夏目 僕はスタンダードの方を使っています。ベースの方は弦が太い分、左手の力の調節やタイミングなどの練習は必要かもしれませんね。スタンダードの方は、音域がちょうど男の人の声域と同じなので、メロディを歌わせるのにぴったりなんですよ。2オクターヴ余りという広さは、特にポップス系の楽曲ではちょうどいいし。キーボード奏者には弦楽器に対する憧れがあるものなんですが、このヴィオリラで弦楽器が自分のアイテムとして導入できるのは本当に嬉しい。
――実際のステージで使用して、皆さんの反応はいかがでしたか。
夏目 リハーサルの時、千春さんはすぐに気付いて話しかけてきましたよ。「シンセサイザーとは違うと思ったけど、その楽器はなんだ?」って。気に入ってくれたみたいで、しばらくいじってましたし、本番で会場に紹介してました。他のスタッフたちの評判も上々です。弦が実際に振動して出てくる音色と表現力は、シンセサイザーではできないものですからね。さらに、コンサートが終わってからは、お客さんたちからたくさんのメールをいただきました。ほとんどは「どんな楽器なんですか?」というものですが、興味を持たれたということは皆さんも気に入ってくれたんだと思います。
――今後も使っていこうと思いますか。
夏目 もちろんです。今回は胡弓のように使いましたが、次回はもっと練習してヴァイオリンやチェロのように。今、遊びながら研究中なんですが、新しい楽器として使っていけたらなとも思っています。
――楽器に対する要望などはありますか。
夏目 今、机に置いて弾いてますけど、チェロのように立てた状態で弾けるものがあったら、見た目もかっこいいんじゃないかと。フレットも随分と工夫されていてヴィブラートをかけられるのは魅力なんですが、音程の安定にももっと工夫をお願いしたいです。フレットなしということも考えられるんじゃないでしょうか。また、アンプやヘッドホンにつながないと音が出ない仕組みなので、そのまま生の音でも楽しめるようにしても面白いんじゃないかと。
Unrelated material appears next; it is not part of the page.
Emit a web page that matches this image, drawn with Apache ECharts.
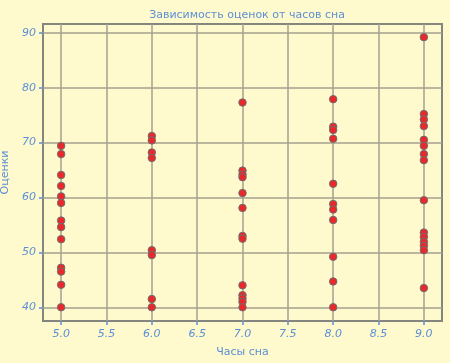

――一般の人々が使うことについては、どんな楽しみ方があるのでしょうか。
夏目 歌の音域なので、カラオケで歌う代わりに弾ける面白さが、まず、あります。練習はヘッドホンをすれば、いつでもどこでもできるのもいいですよね。アンサンブルができるから、学校教材にもいいんじゃないでしょうか。何台も集めればストリングスになりますもんね。ベースのタイプを導入すれば、アンサンブルの可能性はもっと広がるし。大正琴に似ている、という先入観を取り払えれば、この楽器の表現力の大きさに、みんなが驚くと思いますよ。本当に、面白い楽器を作ってくださったと喜んでいます。
夏目一朗氏 プロフィール
プロデューサー、アレンジャー、キーボディスト
1963年4月29日、愛媛県松山市に生まれ
5歳からヤマハ音楽教室に通い始め、6歳からヤマハ講師出身の先生にピアノを習い始める。高校入学のお祝いで、ヤマハのシンセサイザー(CS-15D)を買ってもらい、この頃から本格的にキーボードの世界にはまっていく。高校卒業後、異なる文化の中に身を置きたいと思い、Bostonにある、 Berklee College of Musicに留学。約1年間、現在の基礎となるアレンジのノウハウを勉強する。
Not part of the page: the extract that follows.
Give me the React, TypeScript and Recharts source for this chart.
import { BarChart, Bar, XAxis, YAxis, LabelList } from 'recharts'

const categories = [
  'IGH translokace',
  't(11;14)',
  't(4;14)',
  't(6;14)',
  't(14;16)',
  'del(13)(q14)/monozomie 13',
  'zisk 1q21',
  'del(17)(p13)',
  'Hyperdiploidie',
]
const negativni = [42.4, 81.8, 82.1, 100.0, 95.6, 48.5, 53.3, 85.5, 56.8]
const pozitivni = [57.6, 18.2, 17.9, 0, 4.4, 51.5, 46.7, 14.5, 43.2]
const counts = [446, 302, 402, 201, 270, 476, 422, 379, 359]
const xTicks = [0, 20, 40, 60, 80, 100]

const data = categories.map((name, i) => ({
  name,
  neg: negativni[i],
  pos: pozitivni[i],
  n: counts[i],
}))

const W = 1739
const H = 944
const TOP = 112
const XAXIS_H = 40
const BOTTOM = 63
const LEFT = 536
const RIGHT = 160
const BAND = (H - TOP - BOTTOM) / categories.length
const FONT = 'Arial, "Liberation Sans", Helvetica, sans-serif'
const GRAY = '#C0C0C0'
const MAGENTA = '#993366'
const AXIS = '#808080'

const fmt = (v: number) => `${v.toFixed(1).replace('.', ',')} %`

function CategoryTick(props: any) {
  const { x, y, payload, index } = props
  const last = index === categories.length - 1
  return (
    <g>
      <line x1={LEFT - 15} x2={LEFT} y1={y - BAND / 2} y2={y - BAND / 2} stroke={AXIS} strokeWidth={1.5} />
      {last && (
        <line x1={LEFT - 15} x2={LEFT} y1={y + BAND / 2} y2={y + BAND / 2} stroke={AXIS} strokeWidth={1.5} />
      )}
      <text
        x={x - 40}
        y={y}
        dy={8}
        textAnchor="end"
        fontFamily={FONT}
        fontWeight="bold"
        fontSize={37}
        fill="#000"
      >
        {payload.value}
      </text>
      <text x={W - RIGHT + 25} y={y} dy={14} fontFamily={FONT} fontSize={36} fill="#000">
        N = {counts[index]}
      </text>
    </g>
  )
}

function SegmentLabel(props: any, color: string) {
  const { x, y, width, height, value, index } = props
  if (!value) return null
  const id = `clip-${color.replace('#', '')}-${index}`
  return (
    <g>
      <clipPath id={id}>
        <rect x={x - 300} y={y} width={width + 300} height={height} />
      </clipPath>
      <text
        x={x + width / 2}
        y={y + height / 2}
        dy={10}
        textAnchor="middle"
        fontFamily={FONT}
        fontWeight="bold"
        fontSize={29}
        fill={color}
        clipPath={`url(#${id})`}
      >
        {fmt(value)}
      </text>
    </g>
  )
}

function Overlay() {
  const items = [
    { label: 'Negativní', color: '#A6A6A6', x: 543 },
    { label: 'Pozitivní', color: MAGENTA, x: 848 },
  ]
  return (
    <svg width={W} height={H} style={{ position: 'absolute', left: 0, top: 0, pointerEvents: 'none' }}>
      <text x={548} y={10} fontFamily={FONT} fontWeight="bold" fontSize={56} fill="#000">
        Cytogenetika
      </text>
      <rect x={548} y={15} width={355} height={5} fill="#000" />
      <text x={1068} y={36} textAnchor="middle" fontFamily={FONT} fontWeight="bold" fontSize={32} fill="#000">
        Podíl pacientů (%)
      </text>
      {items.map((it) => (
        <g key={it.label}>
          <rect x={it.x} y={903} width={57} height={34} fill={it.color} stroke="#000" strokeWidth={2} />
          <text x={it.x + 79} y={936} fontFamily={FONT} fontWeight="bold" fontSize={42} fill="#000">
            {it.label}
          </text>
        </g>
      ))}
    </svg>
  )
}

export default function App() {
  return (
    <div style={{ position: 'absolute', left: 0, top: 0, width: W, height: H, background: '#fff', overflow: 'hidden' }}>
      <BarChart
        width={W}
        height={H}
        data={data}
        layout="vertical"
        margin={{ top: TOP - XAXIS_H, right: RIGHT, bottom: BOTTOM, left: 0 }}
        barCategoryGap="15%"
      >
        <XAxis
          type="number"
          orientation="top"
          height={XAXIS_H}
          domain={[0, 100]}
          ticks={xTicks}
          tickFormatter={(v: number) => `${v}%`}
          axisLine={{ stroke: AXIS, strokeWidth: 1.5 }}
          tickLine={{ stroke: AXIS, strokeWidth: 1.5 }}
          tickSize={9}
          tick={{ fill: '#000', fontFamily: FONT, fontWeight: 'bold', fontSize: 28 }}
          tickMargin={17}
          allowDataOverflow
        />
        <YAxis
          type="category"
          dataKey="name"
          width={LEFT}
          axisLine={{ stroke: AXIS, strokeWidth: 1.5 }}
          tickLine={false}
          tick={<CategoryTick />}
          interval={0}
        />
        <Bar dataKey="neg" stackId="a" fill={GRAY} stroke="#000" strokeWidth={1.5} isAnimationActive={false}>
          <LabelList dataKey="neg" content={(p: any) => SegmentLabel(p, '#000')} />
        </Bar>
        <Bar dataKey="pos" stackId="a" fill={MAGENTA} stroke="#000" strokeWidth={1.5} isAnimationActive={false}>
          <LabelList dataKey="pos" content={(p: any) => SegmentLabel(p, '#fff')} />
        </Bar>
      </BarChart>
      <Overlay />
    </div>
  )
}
24歳の時に、「CLAXON」というバンドでデビュー。 その後「千年comets」のメンバーを経て、セッションミュージシャンへ。 以後、南こうせつ、鈴木康博、BLUE BOY、西岡たかし他、多数のアーティストのライブ、レコーディングに参加。現在は、プロデュース、アレンジ、サポートを中心に、自己のレーベル「pianissimo records」で、自己を含め、maki、telko、pig-inn」などのアーティストを手がける。
音作りのモットーは「愛情のある音」。南こうせつのサポート時には、当時、認知度の低かったアコーディオンやピアニカを積極的に取り入れたり、松山千春のレコーディングでは、アイヌ民謡とのコラボレート、また、ライブにおいては、ヴィオリラを積極的に取り入れ、音楽の幅を広げている。